One morning after Franklin had left for work, Sherman lit up a cigarette. From the next room, where she’d moved with a stack of plates, Irene said, ‘I’d prefer it if you didn’t smoke, Sherman. We don’t smoke in this house.’

‘Yeah?’ he said. ‘No shit.’

‘That’s a quarter,’ Hagen said. ‘A whole quarter.’

Portia brought a large glass jar to him. Inside there were a few pennies, nickles and dimes. He recognized it from the time when Franklin had paid for Irene saying ‘God’.

‘What’s this?’ he asked. ‘Is this for me?’

‘It’s the cuss box.’

‘Well, I never seen one of them before.’

Both children refused to smile back. The one called Portia unscrewed the lid and held the jar out to him.

He put his hand into his pocket, found a quarter and dropped it into the jar. ‘What are you going to do with all that money?’

Portia said, ‘We take it to church.’

‘It’s for the children in foreign countries,’ Hagen added.

Portia breathed in and began to sing: ‘Remember all God’s children, in far-off distant lands.’ Irene joined in from the next room.

Hagen was too embarrassed to sing in front of a stranger. Sherman said to him, ‘I guess it might be a good thing for those foreign kids if I did a lot more cussing.’

Irene came back in to the kitchen. She said, ‘No thank you, Sherman. We can do without that.’ Her voice was noncommittal but she had a set expression on her face. The kids understood straight away. So did Sherman. He cleared his throat and looked around, trying to think of something to say. At last he mumbled, ‘Well, I sure am impressed at what a good boy old Franklin is. There’s hardly any money in there.’
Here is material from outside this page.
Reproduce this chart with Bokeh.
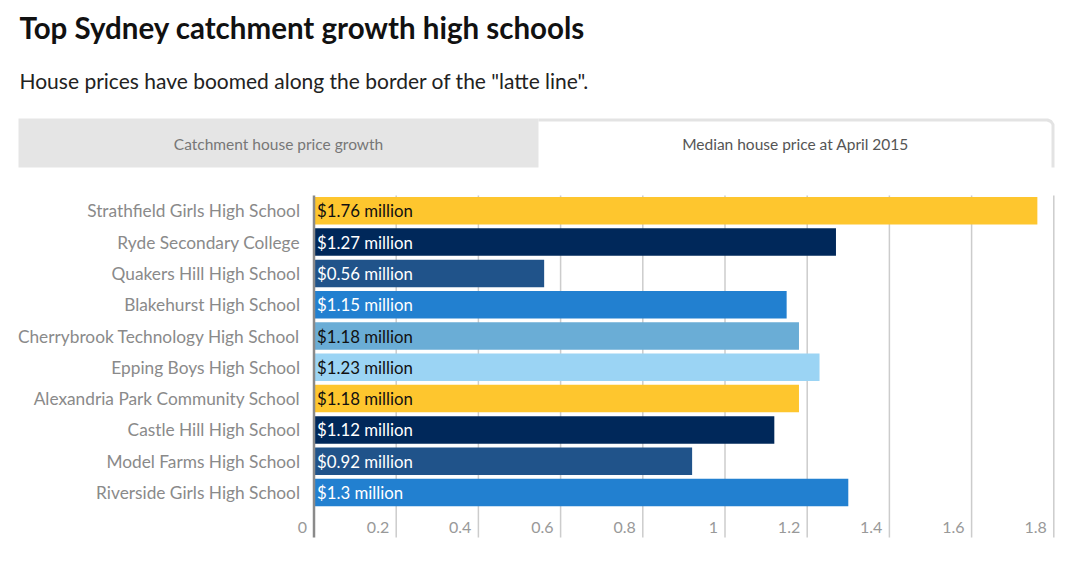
from bokeh.plotting import figure
from bokeh.models import Range1d, ColumnDataSource
from bokeh.core.properties import value
from bokeh.embed import file_html
from bokeh.resources import INLINE

# ---- data ----
schools = ["Strathfield Girls High School", "Ryde Secondary College", "Quakers Hill High School",
           "Blakehurst High School", "Cherrybrook Technology High School", "Epping Boys High School",
           "Alexandria Park Community School", "Castle Hill High School", "Model Farms High School",
           "Riverside Girls High School"]
prices = [1.76, 1.27, 0.56, 1.15, 1.18, 1.23, 1.18, 1.12, 0.92, 1.3]
bar_colors = ["#fec62e", "#00285a", "#20538a", "#2280d0", "#6aadd6", "#9bd4f4",
              "#fec62e", "#00285a", "#20538a", "#2280d0"]
label_colors = ["#111111", "#ffffff", "#ffffff", "#ffffff", "#111111", "#111111",
                "#111111", "#ffffff", "#ffffff", "#ffffff"]
ticks = [0, 0.2, 0.4, 0.6, 0.8, 1, 1.2, 1.4, 1.6, 1.8]
tick_labels = ["0", "0.2", "0.4", "0.6", "0.8", "1", "1.2", "1.4", "1.6", "1.8"]
title_text = "Top Sydney catchment growth high schools"
subtitle_text = 'House prices have boomed along the border of the "latte line".'
tab_texts = ["Catchment house price growth", "Median house price at April 2015"]

FONT = "Lato"
W, H = 1080, 566
X0, XS = 313.5, 411.0      # px of value 0, px per unit
Y0, YS = 210.3, 31.3       # px of row 0 centre, px per row

p = figure(width=W, height=H, output_backend="svg", toolbar_location=None,
           x_range=Range1d(-X0 / XS, (W - X0) / XS),
           y_range=Range1d((H - Y0) / YS, -Y0 / YS),
           min_border=0, min_border_left=0, min_border_right=0,
           min_border_top=0, min_border_bottom=0)
p.axis.visible = False
p.grid.visible = False
p.outline_line_color = None
p.background_fill_color = "white"
p.border_fill_color = "white"
p.extra_x_ranges["px"] = Range1d(0, W)
p.extra_y_ranges["px"] = Range1d(H, 0)

rows = list(range(len(schools)))

# gridlines and axis line
top_px, bot_px = 195, 537
p.segment(x0=ticks[1:], x1=ticks[1:], y0=[top_px] * (len(ticks) - 1), y1=[bot_px] * (len(ticks) - 1),
          y_range_name="px", line_color="#cccccc", line_width=1.5)

# bars
src = ColumnDataSource(dict(y=rows, right=prices, color=bar_colors, lc=label_colors,
                            school=schools,
                            label=[f"${v:g} million" for v in prices]))
p.hbar(y="y", left=0, right="right", height=0.88, fill_color="color", line_color=None, source=src)

p.segment(x0=[0], x1=[0], y0=[top_px], y1=[bot_px], y_range_name="px",
          line_color="#8a8a8a", line_width=2.5)

# school labels
p.text(x=0, y="y", text="school", source=src, x_offset=-14, text_align="right",
       text_baseline="middle", text_font=value(FONT), text_font_size="17.3px", text_color="#8a8a8a")
# value labels
p.text(x=0, y="y", text="label", source=src, x_offset=3, text_align="left",
       text_baseline="middle", text_font=value(FONT), text_font_size="16.8px", text_color="lc")

# tick labels
p.text(x=ticks, y=[527] * len(ticks), text=tick_labels, y_range_name="px", x_offset=-7,
       text_align="right", text_baseline="middle", text_font=value(FONT),
       text_font_size="16px", text_color="#999999")

# title & subtitle
p.text(x=[19], y=[27], text=[title_text], x_range_name="px", y_range_name="px",
       text_align="left", text_baseline="middle", text_font=value(FONT),
       text_font_size="29.5px", text_font_style="bold", text_color="#111111")
p.text(x=[19], y=[80], text=[subtitle_text], x_range_name="px", y_range_name="px",
       text_align="left", text_baseline="middle", text_font=value(FONT),
       text_font_size="21px", text_color="#222222")

# tabs
p.quad(left=[18], right=[538], top=[118], bottom=[167], x_range_name="px", y_range_name="px",
       fill_color="#e5e5e5", line_color=None)
p.line(x=[538, 1047, 1050.5, 1052.5, 1052.5], y=[119.5, 119.5, 121, 124, 167],
       x_range_name="px", y_range_name="px", line_color="#e3e3e3", line_width=3)
p.text(x=[278, 795], y=[143, 143], text=tab_texts, x_range_name="px", y_range_name="px",
       text_align="center", text_baseline="middle", text_font=value(FONT),
       text_font_size="15.5px", text_color=["#777777", "#555555"])

open("out.html", "w").write(file_html(p, INLINE))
‘It’s like Portia said,’ Irene told him. ‘We usually put everything into the collection plate on Sundays.’

‘Gee,’ Sherman said.

The morning after that, he lost his hold on a coffee cup. As it fell, it broke. He whispered, ‘Fuck.’ Irene heard. She said, ‘Mr Oliver, I’m afraid that’s two dollars in the cuss box. Unless,’ she added pointedly, ‘my husband wants to
pay for his friend. We don’t really like that kind of language around the children.’

Sherman threw Franklin a look. Back in the days when they were under fire, Franklin hadn’t worried about what was nice or not. He’d cursed and sworn with the best of them and even gone back to saying ain’t, which everyone in his home town said up to the age of seven or eight, only after that age being straightened out by somebody who was interested in things being nice. Going into battle he’d dropped all the niceties. And then, under the noise and the light, the terror and confusion, the cold and the darkness, he’d have given anything – he’d have given the rest of his life – for one hour of everything being nice, clean, orderly, safe and just like the commercials.